I think, can only be competently answered by the fourth respondent which organised and conducted the election as scheduled. I do not see the relevance of such questions being put to the first and second respondents.

On appellants Issue No. 2, I already sustained some grounds of the preliminary objections raised by the first, second and 4th–808th respondents and said I will dismiss this issue. I now dismiss this issue as lacking in any merit.

On the whole, I allow the appeal on that part of appellants Issue No. 1 dealing with interrogatories. I dismiss the other part of the same issue dealing with supply of further and better particulars by the first and second respondents to the appellants.
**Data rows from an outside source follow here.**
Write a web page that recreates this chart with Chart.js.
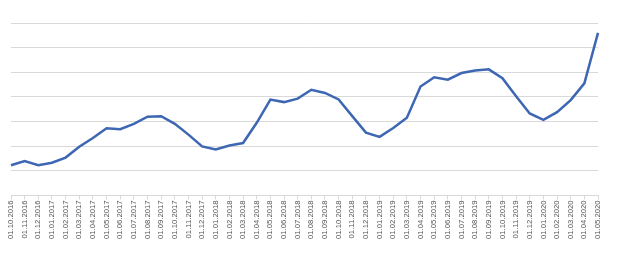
<!DOCTYPE html>
<html>
<head>
<meta charset="utf-8">
<script src="https://cdn.jsdelivr.net/npm/chart.js@4"></script>
<style>
  html, body { margin: 0; padding: 0; background: #fff; }
  #wrap { width: 624px; height: 268px; }
</style>
</head>
<body>
<div id="wrap"><canvas id="chart"></canvas></div>
<script>
// monthly dates, 01.10.2016 .. 01.05.2020
const labels = [
  '01.10.2016', '01.11.2016', '01.12.2016',
  '01.01.2017', '01.02.2017', '01.03.2017', '01.04.2017', '01.05.2017', '01.06.2017',
  '01.07.2017', '01.08.2017', '01.09.2017', '01.10.2017', '01.11.2017', '01.12.2017',
  '01.01.2018', '01.02.2018', '01.03.2018', '01.04.2018', '01.05.2018', '01.06.2018',
  '01.07.2018', '01.08.2018', '01.09.2018', '01.10.2018', '01.11.2018', '01.12.2018',
  '01.01.2019', '01.02.2019', '01.03.2019', '01.04.2019', '01.05.2019', '01.06.2019',
  '01.07.2019', '01.08.2019', '01.09.2019', '01.10.2019', '01.11.2019', '01.12.2019',
  '01.01.2020', '01.02.2020', '01.03.2020', '01.04.2020', '01.05.2020'
];

// values (no units shown)
const values = [
  1.23, 1.40, 1.23,
  1.33, 1.54, 1.98, 2.33, 2.73, 2.69,
  2.91, 3.20, 3.22, 2.91, 2.47, 1.99,
  1.87, 2.03, 2.13, 2.95, 3.89, 3.79,
  3.93, 4.29, 4.16, 3.90, 3.22, 2.55,
  2.38, 2.74, 3.16, 4.42, 4.80, 4.70,
  4.97, 5.07, 5.12, 4.76, 4.03, 3.33,
  3.07, 3.38, 3.87, 4.55, 6.60
];

const yMin = 0;
const yMax = 7;

const ctx = document.getElementById('chart').getContext('2d');
new Chart(ctx, {
    type: 'line',
    data: {
        labels: labels,
        datasets: [{
            data: values,
            borderColor: '#3d66b3',
            borderWidth: 2.5,
            pointRadius: 0,
            tension: 0,
            fill: false
        }]
    },
    options: {
        responsive: true,
        maintainAspectRatio: false,
        animation: false,
        layout: { padding: { left: 11, right: 26, top: 23, bottom: 0 } },
        plugins: {
            legend: { display: false },
            tooltip: { enabled: false }
        },
        scales: {
            x: {
                offset: false,
                afterFit: function(scale) { scale.height = 72.5; },
                grid: {
                    drawOnChartArea: false,
                    color: '#d9d9d9',
                    tickLength: 4
                },
                border: { color: '#d9d9d9', width: 1 },
                ticks: {
                    autoSkip: false,
                    minRotation: 90,
                    maxRotation: 90,
                    padding: 1,
                    color: '#555555',
                    font: { family: 'Liberation Sans', size: 7.7 }
                }
            },
            y: {
                min: yMin,
                max: yMax,
                afterFit: function(scale) { scale.width = 0; },
                grid: {
                    color: '#d9d9d9',
                    lineWidth: 1,
                    drawTicks: false
                },
                border: { display: false },
                ticks: { display: false, stepSize: 1 }
            }
        }
    }
});
</script>
</body>
</html>
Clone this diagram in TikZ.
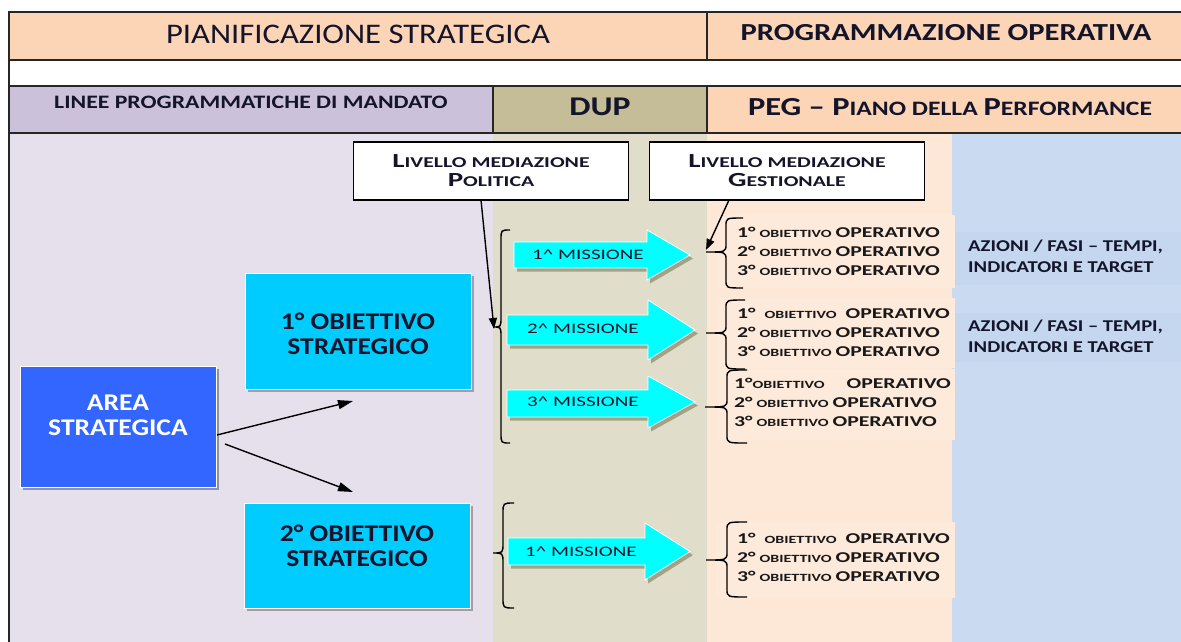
\documentclass[tikz,border=0pt]{standalone}
\usepackage{fontspec}
\setmainfont{Carlito}
\newfontfamily\fA[FakeStretch=1.15]{Carlito}
\newfontfamily\fB[FakeStretch=1.25]{Carlito}
\newfontfamily\fD[FakeStretch=1.45]{Carlito}
\usetikzlibrary{arrows.meta,shadows}
\definecolor{peachtop}{HTML}{FBD5B5}
\definecolor{lavhead}{HTML}{CCC1DA}
\definecolor{khakihead}{HTML}{C4BD97}
\definecolor{lavbg}{HTML}{E6E0EC}
\definecolor{khakibg}{HTML}{E0DDCB}
\definecolor{peachbg}{HTML}{FDE8D7}
\definecolor{peachbox}{HTML}{FDEADB}
\definecolor{bluebg}{HTML}{CADAF0}
\definecolor{blueband}{HTML}{C4D7EF}
\definecolor{cyanbox}{HTML}{00CCFF}
\definecolor{areablue}{HTML}{3366FF}
\definecolor{misscyan}{HTML}{00FFFF}
\definecolor{missshadow}{HTML}{A3A285}
\definecolor{boxshadow}{HTML}{A89AA6}
\definecolor{areashadow}{HTML}{8E93A8}
\definecolor{inktext}{HTML}{14142A}
\newcommand\fsz[2]{\fontsize{#1}{#2}\selectfont}
\newcommand\objl[3]{#1°\hspace{#2}{\fsz{11}{19}OBIETTIVO}\hspace{#3}OPERATIVO}
\newcommand\mybrace[7]{\draw[bracestyle] (#1,#4) .. controls (#2,#4) .. (#2,#4+#7) -- (#2,#5-#7) .. controls (#2,#5) .. (#3,#5) .. controls (#2,#5) .. (#2,#5+#7) -- (#2,#6-#7) .. controls (#2,#6) .. (#1,#6);}
\newcommand\missarrow[7]{\draw[missarrowstyle] (#1,#2) -- (#4,#2) -- (#4,#5) -- (#7,{(#5+#6)/2}) -- (#4,#6) -- (#4,#3) -- (#1,#3) -- cycle;}
\tikzset{
  frameline/.style={draw=black!85, line width=1.4},
  headtext/.style={font=\fB\bfseries, text=inktext, inner sep=0},
  callbox/.style={draw=black, line width=1.6, fill=white, minimum width=275, minimum height=58, inner sep=0, align=center, font=\fD\bfseries\fsz{15}{19}, text=inktext},
  stratbox/.style={fill=cyanbox, draw=white, line width=1, minimum width=226, inner sep=0,
    drop shadow={shadow xshift=3pt, shadow yshift=-3pt, fill=boxshadow, opacity=1}},
  areabox/.style={fill=areablue, draw=white, line width=1, minimum width=196, minimum height=121, inner sep=0,
    drop shadow={shadow xshift=3pt, shadow yshift=-3pt, fill=areashadow, opacity=1}},
  boxtext/.style={font=\fA\bfseries\fsz{24}{25}, align=center, inner sep=0},
  missarrowstyle/.style={fill=misscyan, draw=white, line width=0.8,
    drop shadow={shadow xshift=3pt, shadow yshift=-3.5pt, fill=missshadow, opacity=1}},
  misstext/.style={font=\fD\fsz{14.5}{16}, text=inktext, inner sep=0},
  objtext/.style={font=\fD\bfseries\fsz{15}{19}, align=left, anchor=west, inner sep=0, text=black!90},
  bracestyle/.style={draw=black, line width=1.4},
  azitext/.style={font=\fB\bfseries\fsz{16.5}{21}, align=left, anchor=west, inner sep=0, text=inktext},
  callarrow/.style={draw=black, line width=1.4, -{Triangle[length=11pt,width=8pt]}},
  areaarrow/.style={draw=black, line width=1.4, -{Triangle[length=15pt,width=9pt]}}
}
\begin{document}
\begin{tikzpicture}[x=1pt,y=-1pt]
\useasboundingbox (0,0) rectangle (1181,642);
% column backgrounds
\fill[lavbg] (9,133) rectangle (493,642);
\fill[khakibg] (493,133) rectangle (707,642);
\fill[peachbg] (707,133) rectangle (952,642);
\fill[bluebg] (952,133) rectangle (1181,642);
% faint group boxes
\fill[peachbox] (718,215) rectangle (955,288);
\fill[peachbox] (718,298) rectangle (955,368);
\fill[peachbox] (718,369) rectangle (955,440);
\fill[peachbox] (716,522) rectangle (955,598);
\fill[blueband] (955,232) rectangle (1181,285);
\fill[blueband] (955,313) rectangle (1181,362);
% header rows
\fill[peachtop] (9,12) rectangle (1181,60);
\fill[lavhead] (9,86) rectangle (493,133);
\fill[khakihead] (493,86) rectangle (707,133);
\fill[peachtop] (707,86) rectangle (1181,133);
\draw[frameline] (1181,12) -- (9,12) -- (9,642);
\draw[frameline] (9,60) -- (1181,60);
\draw[frameline] (9,86) -- (1181,86);
\draw[frameline] (9,133) -- (1181,133);
\draw[frameline] (707,12) -- (707,60);
\draw[frameline] (493,86) -- (493,133);
\draw[frameline] (707,86) -- (707,133);
% header texts
\node[font=\fA\fsz{28.4}{30}, text=inktext, inner sep=0] (hps) at (358,34) {PIANIFICAZIONE STRATEGICA};
\node[headtext, font=\fB\bfseries\fsz{24.5}{26}] (hpo) at (946,33) {PROGRAMMAZIONE OPERATIVA};
\node[headtext, font=\fB\bfseries\fsz{19}{20}] (hlp) at (251,102) {LINEE PROGRAMMATICHE DI MANDATO};
\node[headtext, font=\fB\bfseries\fsz{27}{28}] (hdup) at (600,107) {DUP};
\node[headtext, font=\fB\bfseries\fsz{26}{28}] (hpeg) at (950,107) {PEG – P{\fsz{20.5}{28}IANO DELLA }P{\fsz{20.5}{28}ERFORMANCE}};
% callouts
\node[callbox] (pol) at (491,171) {{\fsz{20}{19}L}IVELLO MEDIAZIONE\\{\fsz{20}{19}P}OLITICA};
\node[callbox] (ges) at (787,171) {{\fsz{20}{19}L}IVELLO MEDIAZIONE\\{\fsz{20}{19}G}ESTIONALE};
\coordinate (polfoot) at (481,200);
\coordinate (poltip) at (494,329);
\coordinate (gesfoot) at (729,200);
\coordinate (gestip) at (706,250);
% strategic boxes
\node[areabox] (area) at (118,426.5) {};
\node[boxtext, text=white] (areatxt) at (118,415.5) {AREA\\STRATEGICA};
\node[stratbox, minimum height=116] (os1) at (358,331) {};
\node[boxtext, text=inktext] (os1txt) at (358,333.5) {1° OBIETTIVO\\STRATEGICO};
\node[stratbox, minimum height=105] (os2) at (357,555.5) {};
\node[boxtext, text=inktext] (os2txt) at (357,545.5) {2° OBIETTIVO\\STRATEGICO};
\coordinate (a1s) at (217,435);
\coordinate (a1e) at (353,401);
\coordinate (a2s) at (225,444);
\coordinate (a2e) at (353,492);
\draw[areaarrow] (a1s) -- (a1e);
\draw[areaarrow] (a2s) -- (a2e);
% big braces
\mybrace{510}{501}{493}{230}{327}{443}{10}
\mybrace{514}{503}{493}{503}{553}{608}{10}
% mission arrows
\missarrow{514}{242}{268}{647}{230}{280}{690}
\missarrow{507}{315}{345}{648}{300}{360}{695}
\missarrow{507}{390}{417}{648}{376}{428}{695}
\missarrow{508}{538}{565}{645}{523}{580}{690}
\node[misstext] (m1) at (588,255) {1\^{} MISSIONE};
\node[misstext] (m2) at (583,329) {2\^{} MISSIONE};
\node[misstext] (m3) at (583,402) {3\^{} MISSIONE};
\node[misstext] (m4) at (581,552) {1\^{} MISSIONE};
% callout connectors
\draw[callarrow] (polfoot) -- (poltip);
\draw[callarrow] (gesfoot) -- (gestip);
% small braces
\mybrace{743}{726}{706}{218}{252}{288}{8}
\mybrace{745}{726}{706}{300}{333}{369}{8}
\mybrace{747}{727}{705}{370}{407}{443}{8}
\mybrace{747}{727}{706}{522}{560}{597}{8}
% objectives
\node[objtext] (g1) at (737,251) {\objl{1}{4pt}{4pt}\\\objl{2}{4pt}{4pt}\\\objl{3}{4pt}{4pt}};
\node[objtext] (g2) at (737,332) {\objl{1}{9pt}{9pt}\\\objl{2}{4pt}{4pt}\\\objl{3}{4pt}{4pt}};
\node[objtext] (g3) at (734,402) {\objl{1}{0pt}{22pt}\\\objl{2}{4pt}{4pt}\\\objl{3}{4pt}{4pt}};
\node[objtext] (g4) at (737,557) {\objl{1}{9pt}{9pt}\\\objl{2}{4pt}{4pt}\\\objl{3}{4pt}{4pt}};
% actions
\node[azitext] (az1) at (968,256) {AZIONI / FASI – TEMPI,\\INDICATORI E TARGET};
\node[azitext] (az2) at (968,336) {AZIONI / FASI – TEMPI,\\INDICATORI E TARGET};
\end{tikzpicture}
\end{document}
For these and the fuller reasons of my learned brother, Tobi, JSC, I too allow the appeal partially. I remit the appeal to the court below to allow appellants administer their interrogatories to the fifth respondent to allow for a fair and just consideration of the matter in dispute. It is important that the case has to go a step backward. It is always better to err on the side of caution as justice rushed is justice denied. I abide by all consequential orders made by my learned brother, Tobi, JSC, in his leading judgment. I make no order as to costs.